►

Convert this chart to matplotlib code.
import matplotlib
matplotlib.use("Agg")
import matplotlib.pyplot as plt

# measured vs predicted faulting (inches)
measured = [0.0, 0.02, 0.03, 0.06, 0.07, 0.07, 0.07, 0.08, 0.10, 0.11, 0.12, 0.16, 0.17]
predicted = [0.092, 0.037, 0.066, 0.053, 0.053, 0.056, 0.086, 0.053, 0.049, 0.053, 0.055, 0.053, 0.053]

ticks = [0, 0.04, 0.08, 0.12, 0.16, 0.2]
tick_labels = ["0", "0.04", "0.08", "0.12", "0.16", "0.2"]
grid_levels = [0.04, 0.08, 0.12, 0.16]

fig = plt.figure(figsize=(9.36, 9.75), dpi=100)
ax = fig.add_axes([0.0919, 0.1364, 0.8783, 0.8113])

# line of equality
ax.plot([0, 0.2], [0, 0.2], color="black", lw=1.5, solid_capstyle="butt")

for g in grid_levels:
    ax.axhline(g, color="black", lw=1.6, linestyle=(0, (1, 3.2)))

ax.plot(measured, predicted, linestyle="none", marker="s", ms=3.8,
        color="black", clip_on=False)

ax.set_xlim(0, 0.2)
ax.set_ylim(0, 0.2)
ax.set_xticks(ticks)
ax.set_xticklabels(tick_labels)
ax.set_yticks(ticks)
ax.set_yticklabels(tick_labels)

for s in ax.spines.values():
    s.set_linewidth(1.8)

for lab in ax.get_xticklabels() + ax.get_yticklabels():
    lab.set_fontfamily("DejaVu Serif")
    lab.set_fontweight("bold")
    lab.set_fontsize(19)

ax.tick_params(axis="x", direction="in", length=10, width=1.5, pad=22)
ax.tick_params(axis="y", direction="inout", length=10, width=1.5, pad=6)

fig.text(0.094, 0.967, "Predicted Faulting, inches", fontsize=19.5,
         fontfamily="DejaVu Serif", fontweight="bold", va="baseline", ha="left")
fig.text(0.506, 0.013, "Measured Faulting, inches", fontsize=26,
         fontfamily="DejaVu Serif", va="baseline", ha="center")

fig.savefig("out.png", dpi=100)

◄
►

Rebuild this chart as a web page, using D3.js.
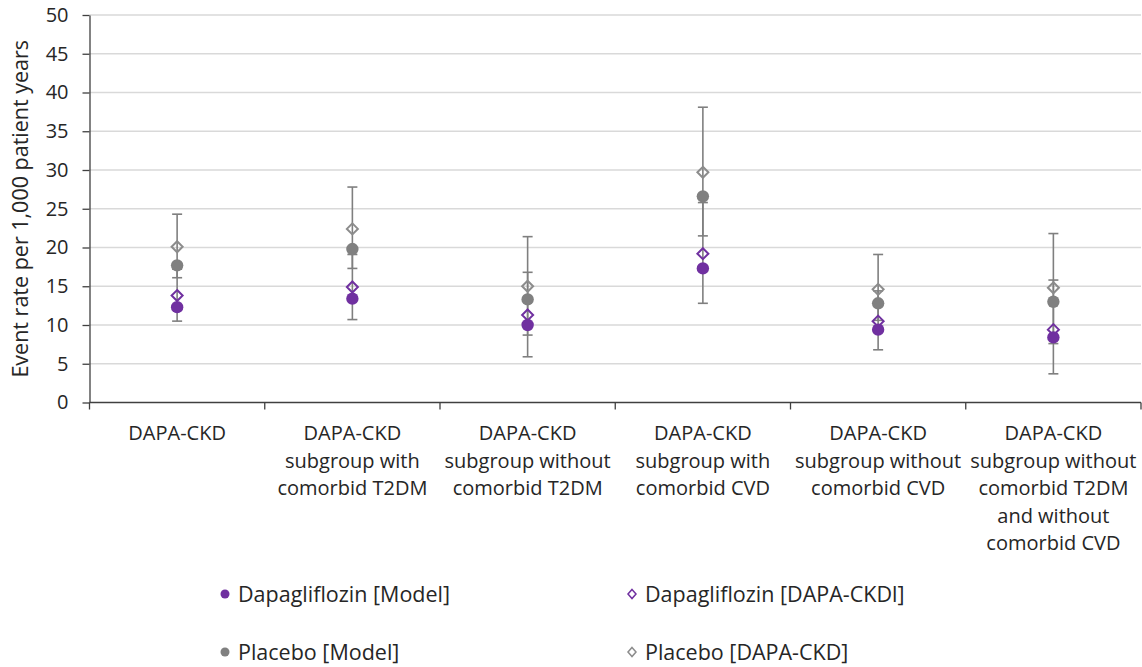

◄

■ **GIVEN REQUEST**
Above this instruction are the records; retype exactly the lines from the one containing "Convert this chart to matplotlib code." up to and including the one containing "import matplotlib.pyplot as plt".

■ **FINISHED TASK**
Convert this chart to matplotlib code.
import matplotlib
matplotlib.use("Agg")
import matplotlib.pyplot as plt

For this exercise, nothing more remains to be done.